Aber nicht nur das: Schon vor der Corona-Krise dienten seine Flughafen-Apotheken auch zur Versorgung der umliegenden Bewohner. Verfürth: „Das haben wir ausgebaut und liefern jetzt die Ware auch nach Hause.“ Jammern will der Apothekeninhaber nicht, „irgendwann geht die Coronazeit auch mal wieder vorüber.“ Bis dahin muss er jeden Tag seine Apotheken von 6.30 Uhr bis 21 Uhr offenhalten – obwohl am Flughafen nichts los ist. So hat es die Aufsicht angeordnet. Das kostet Personal: „Das haben wir aber voll im Griff“, so Verfürth. Weil nicht mehr alle Mitarbeiter Vollzeit benötigt, wurde Kurzarbeit eingeführt.

 

Schon Ende Januar, als die Corona-Krise Deutschland noch längst nicht fest im Griff hatte, bemerkte sein Kollege am Frankfurt Airport den Wandel: „Am Flughafen bemerken wir in meinen vier Apotheken seit der Berichterstattung einen zunehmenden Bedarf an vor allem hochwertigen Atemschutzmasken. Da der Großhandel nichts liefern kann, bestellen wir bei diversen Direktlieferanten alle verfügbaren Mengen der FFP3-Masken“, berichtete Elmar Arnold, Inhaber der vier Metropolitan-Apotheken in Frankfurt. Auch in der Apotheke fragen die Kunden nach: „Der Bedarf an viruzid wirkenden Desinfektionsmitteln ist auch stark gestiegen, die Produkte sind teilweise auch defekt beim Großhandel“, berichtete Arnold. Gestiegen sei auch die Nachfrage nach modernen Fiebermessgeräten. Vor allem asiatische Kunden seien daran interessiert. Am Frankfurter Flughafen starten und landen im Januar noch vier chinesische Airlines. Inzwischen ist der internationale Flugverkehr weitgehend eingestellt.

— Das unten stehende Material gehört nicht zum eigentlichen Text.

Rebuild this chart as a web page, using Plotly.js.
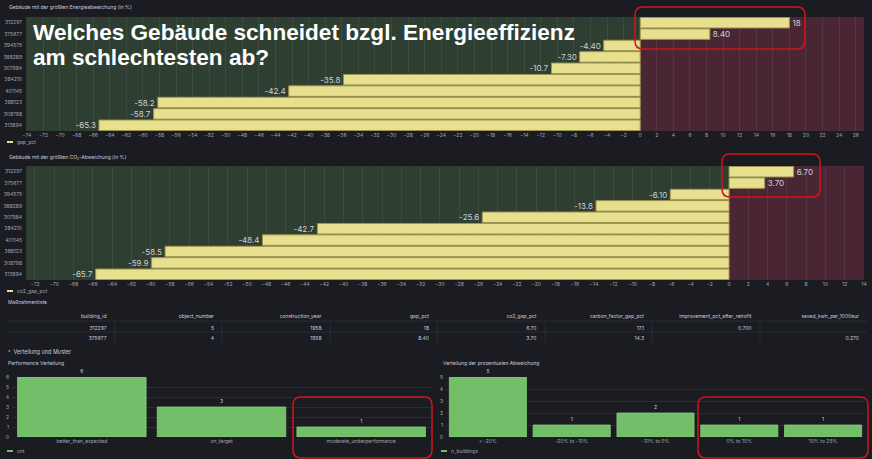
<!DOCTYPE html>
<html>
<head>
<meta charset="utf-8">
<script src="https://cdn.plot.ly/plotly-3.0.1.min.js"></script>
<style>html,body{margin:0;padding:0;background:#1a1c22;}#chart{width:872px;height:459px;}</style>
</head>
<body>
<div id="chart"></div>
<script>
// ---- data ----
const buildings = ['312297','375677','394575','388289','307984','384210','401145','388123','308798','313894'];
const gapPct = [18, 8.4, -4.4, -7.3, -10.7, -35.8, -42.4, -58.2, -58.7, -65.3];
const co2GapPct = [6.7, 3.7, -6.1, -13.8, -25.6, -42.7, -48.4, -58.5, -59.9, -65.7];

const tableHeaders = ['building_id','object_number','construction_year','gap_pct','co2_gap_pct','carbon_factor_gap_pct','improvement_pct_after_retrofit','saved_kwh_per_1000eur'];
const tBuildingId = ['312297','375677'];
const tObjectNumber = ['5','4'];
const tConstructionYear = ['1958','1958'];
const tGapPct = ['18','8.40'];
const tCo2GapPct = ['6.70','3.70'];
const tCarbonFactorGap = ['17.1','14.3'];
const tImprovement = ['0.700',''];
const tSavedKwh = ['','0.270'];

const perfCategories = ['better_than_expected','on_target','moderate_underperformance'];
const perfCnt = [6, 3, 1];
const distCategories = ['< -20%','-20% to -10%','-10% to 0%','0% to 10%','10% to 25%'];
const distN = [5, 1, 2, 1, 1];

// ---- helpers ----
const W = 872, H = 459;
const px = v => v / W, py = v => 1 - v / H;
const fmt = v => { const s = v.toPrecision(3); return Math.abs(v) >= 10 ? String(Number(s)) : s; };
function rr(x0, y0, x1, y1, r) {
  const X = v => (v / W).toFixed(5), Y = v => (1 - v / H).toFixed(5);
  return `M${X(x0+r)},${Y(y0)} L${X(x1-r)},${Y(y0)} Q${X(x1)},${Y(y0)} ${X(x1)},${Y(y0+r)} ` +
         `L${X(x1)},${Y(y1-r)} Q${X(x1)},${Y(y1)} ${X(x1-r)},${Y(y1)} L${X(x0+r)},${Y(y1)} ` +
         `Q${X(x0)},${Y(y1)} ${X(x0)},${Y(y1-r)} L${X(x0)},${Y(y0+r)} Q${X(x0)},${Y(y0)} ${X(x0+r)},${Y(y0)} Z`;
}

const TXT = '#ccccdc', TICK = '#a3a4ad', GRID = 'rgba(255,255,255,0.07)';
const YEL = '#e8e08f', YEL_LINE = '#9e9652', GRN = '#73bf69', GRN_LINE = '#86cf7c';
const F = 'Inter, "DejaVu Sans", sans-serif';
const SEP = 'rgba(204,204,220,0.13)';

const traces = [
  { type: 'bar', orientation: 'h', x: gapPct, y: buildings, xaxis: 'x', yaxis: 'y',
    text: gapPct.map(fmt), textposition: 'outside', cliponaxis: false, constraintext: 'none',
    textfont: { color: '#cfd0d8', size: 8, family: F },
    marker: { color: YEL, line: { color: YEL_LINE, width: 1 } }, showlegend: false },
  { type: 'bar', orientation: 'h', x: co2GapPct, y: buildings, xaxis: 'x2', yaxis: 'y2',
    text: co2GapPct.map(fmt), textposition: 'outside', cliponaxis: false, constraintext: 'none',
    textfont: { color: '#cfd0d8', size: 8, family: F },
    marker: { color: YEL, line: { color: YEL_LINE, width: 1 } }, showlegend: false },
  { type: 'table', domain: { x: [px(7), px(867)], y: [py(348), py(306)] },
    columnwidth: tableHeaders.map(() => 1),
    header: { values: tableHeaders, align: 'right', height: 12,
      font: { color: TXT, size: 5, family: F }, fill: { color: 'rgba(0,0,0,0)' },
      line: { color: 'rgba(0,0,0,0)', width: 0 } },
    cells: { values: [tBuildingId, tObjectNumber, tConstructionYear, tGapPct, tCo2GapPct, tCarbonFactorGap, tImprovement, tSavedKwh],
      align: 'right', height: 10, font: { color: TXT, size: 5, family: F }, fill: { color: 'rgba(0,0,0,0)' },
      line: { color: 'rgba(0,0,0,0)', width: 0 } } },
  { type: 'bar', x: perfCategories, y: perfCnt, xaxis: 'x3', yaxis: 'y3',
    text: perfCnt.map(String), textposition: 'outside', cliponaxis: false, constraintext: 'none',
    textfont: { color: TXT, size: 5, family: F },
    marker: { color: GRN, line: { color: GRN_LINE, width: 0.8 } }, showlegend: false },
  { type: 'bar', x: distCategories, y: distN, xaxis: 'x4', yaxis: 'y4',
    text: distN.map(String), textposition: 'outside', cliponaxis: false, constraintext: 'none',
    textfont: { color: TXT, size: 5, family: F },
    marker: { color: GRN, line: { color: GRN_LINE, width: 0.8 } }, showlegend: false }
];

const hx = (dom, range, dtick, tick0, anchor) => ({ domain: dom, range: range, dtick: dtick, tick0: tick0, anchor: anchor,
  showgrid: true, gridcolor: GRID, gridwidth: 1, zeroline: false, showline: false, ticks: '',
  tickfont: { size: 5, color: TICK, family: F }, fixedrange: true });
const cy = (dom, anchor) => ({ domain: dom, anchor: anchor, type: 'category', autorange: 'reversed', showgrid: false, zeroline: false,
  ticks: '', ticklabelstandoff: 3, tickfont: { size: 5, color: TICK, family: F }, fixedrange: true });
const vy = (dom, range, anchor) => ({ domain: dom, anchor: anchor, range: range, dtick: 1, showgrid: true, gridcolor: GRID,
  zeroline: false, ticks: '', ticklabelstandoff: 2, tickfont: { size: 5, color: TICK, family: F }, fixedrange: true });
const cx = (dom, anchor) => ({ domain: dom, anchor: anchor, type: 'category', showgrid: false, ticks: '', zeroline: false,
  tickfont: { size: 5, color: TICK, family: F }, fixedrange: true });

const ann = (x, y, text, size, opts) => Object.assign({ xref: 'paper', yref: 'paper', x: px(x), y: py(y),
  xanchor: 'left', yanchor: 'middle', showarrow: false, text: text,
  font: { size: size, color: TXT, family: F } }, opts || {});

const redBox = (x0, y0, x1, y1) => ({ type: 'path', xref: 'paper', yref: 'paper', path: rr(x0, y0, x1, y1, 8),
  line: { color: '#d0141c', width: 1.5 }, fillcolor: 'rgba(0,0,0,0)', layer: 'above' });
const swatch = (x, y, color) => ({ type: 'rect', xref: 'paper', yref: 'paper', x0: px(x), x1: px(x + 6),
  y0: py(y + 1), y1: py(y - 1), fillcolor: color, line: { width: 0 } });
const hline = (x0, x1, y) => ({ type: 'line', xref: 'paper', yref: 'paper', x0: px(x0), x1: px(x1), y0: py(y), y1: py(y),
  line: { color: SEP, width: 0.7 } });
const vline = (x, y0, y1) => ({ type: 'line', xref: 'paper', yref: 'paper', x0: px(x), x1: px(x), y0: py(y0), y1: py(y1),
  line: { color: SEP, width: 0.7 } });

const colEdges = [115, 222, 330, 437, 545, 652, 760];

const layout = {
  width: W, height: H, margin: { l: 0, r: 0, t: 0, b: 0 },
  paper_bgcolor: '#1a1c22', plot_bgcolor: 'rgba(0,0,0,0)',
  bargap: 0.08, showlegend: false,
  xaxis: hx([px(26), px(864)], [-74.1, 27], 2, -74, 'y'),
  yaxis: cy([py(131), py(17)], 'x'),
  xaxis2: hx([px(26), px(864)], [-72.93, 14], 2, -72, 'y2'),
  yaxis2: cy([py(280), py(166)], 'x2'),
  xaxis3: cx([px(12), px(431)], 'y3'),
  yaxis3: vy([py(437), py(377)], [0, 6], 'x3'),
  xaxis4: cx([px(446), px(865)], 'y4'),
  yaxis4: vy([py(437), py(377)], [0, 5], 'x4'),
  shapes: [
    { type: 'rect', xref: 'x', yref: 'y domain', x0: -74.1, x1: 0, y0: 0, y1: 1, fillcolor: '#2e3e30', line: { width: 0 }, layer: 'below' },
    { type: 'rect', xref: 'x', yref: 'y domain', x0: 0, x1: 27, y0: 0, y1: 1, fillcolor: '#4a2634', line: { width: 0 }, layer: 'below' },
    { type: 'rect', xref: 'x2', yref: 'y2 domain', x0: -72.93, x1: 0, y0: 0, y1: 1, fillcolor: '#2e3e30', line: { width: 0 }, layer: 'below' },
    { type: 'rect', xref: 'x2', yref: 'y2 domain', x0: 0, x1: 14, y0: 0, y1: 1, fillcolor: '#4a2634', line: { width: 0 }, layer: 'below' },
    swatch(7, 142, YEL), swatch(7, 291, YEL), swatch(7, 451, GRN), swatch(441, 451, GRN),
    hline(7, 867, 321), hline(7, 867, 332),
    ...colEdges.map(x => vline(x, 321, 343)),
    redBox(635, 7, 805, 49), redBox(722, 154, 820, 197),
    redBox(293, 397, 432, 458), redBox(698, 397, 868, 458)
  ],
  annotations: [
    ann(7, 7, 'Gebäude mit der größten Energieabweichung (in %)', 5),
    ann(15, 142, 'gap_pct', 5, { font: { size: 5, color: TICK, family: F } }),
    ann(7, 157, 'Gebäude mit der größten CO<sub>2</sub>-Abweichung (in %)', 5),
    ann(15, 291, 'co2_gap_pct', 5, { font: { size: 5, color: TICK, family: F } }),
    ann(6, 302, 'Maßnahmenliste', 5),
    ann(6, 351, '˅  Verteilung und Muster', 5.5),
    ann(6, 363, 'Performance Verteilung', 5),
    ann(441, 363, 'Verteilung der prozentualen Abweichung', 5),
    ann(15, 451, 'cnt', 5, { font: { size: 5, color: TICK, family: F } }),
    ann(449, 451, 'n_buildings', 5, { font: { size: 5, color: TICK, family: F } }),
    ann(31, 32, 'Welches Gebäude schneidet bzgl. Energieeffizienz', 22.6,
      { font: { size: 22.6, color: '#ffffff', family: '"Liberation Sans", Arial, sans-serif', weight: 'bold' } }),
    ann(31, 57, 'am schlechtesten ab?', 22.6,
      { font: { size: 22.6, color: '#ffffff', family: '"Liberation Sans", Arial, sans-serif', weight: 'bold' } })
  ]
};

Plotly.newPlot('chart', traces, layout, { displayModeBar: false, staticPlot: true });
</script>
</body>
</html>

Ein richtiges Franchise-Konzept ist „Metropolitan Pharmacy“ nicht – dafür führen zu wenige Apotheken diesen Namen. Doch die Marke hat sich in einer Nische sehr erfolgreich breit gemacht: Die größten deutschen Flughäfen sind fest in der Hand der Metropolitan Pharmacy (Met): Hinter dem Konzept steht Apotheker Walter Maria Verfürth, der schon 1992 die erste Metropolitan Pharmacy am Münchener Flughafen eröffnete, mittlerweile gibt es dort vier Standorte. Es folgte 2001 die zweite Apotheke am größten deutschen Airport Frankfurt am Main durch Frank Füßl. 2004 eröffnete Dr. Stephan Schreiner in den Airport-Arkaden des Flughafen Düsseldorf International seine Met. 2008 war es Ina Schreiner, die als Vierte im Bunde mit der Met am Hauptstadtflughafen Berlin Tegel die pharmazeutische Versorgung sicherstellte. 2012 wurde die Flughafenapotheke in Hamburg unter Leitung von Dr. Uwe Riemer eine Met – und damit befindet sich jetzt an jedem der fünf größten internationalen Airports Deutschlands eine Metropolitan Pharmacy. 2013 übernahm der bisherige stellvertretende Apothekenleiter Elmar Arnold beide Apotheken in Frankfurt.

Alle Standorte hat Verfürth nach eigenen Angaben selbst vermittelt. Er stellt den Kontakt zu den Betreibergesellschaften der Flughäfen her und hilft bei der Umsetzung des Konzepts. Verfürth kümmert sich auch um die Teilnahme der Metropolitan-Apotheken am Bonusprogramm „Miles & More“ der Lufthansa. Dabei können Kunden in den Apotheken Punkte sammeln oder direkt mit ihren Flugmeilen bezahlen. Außerdem gibt es bei Metropolitan ein Eigenmarkenkonzept mit mehr als 100 verschiedenen Produkten.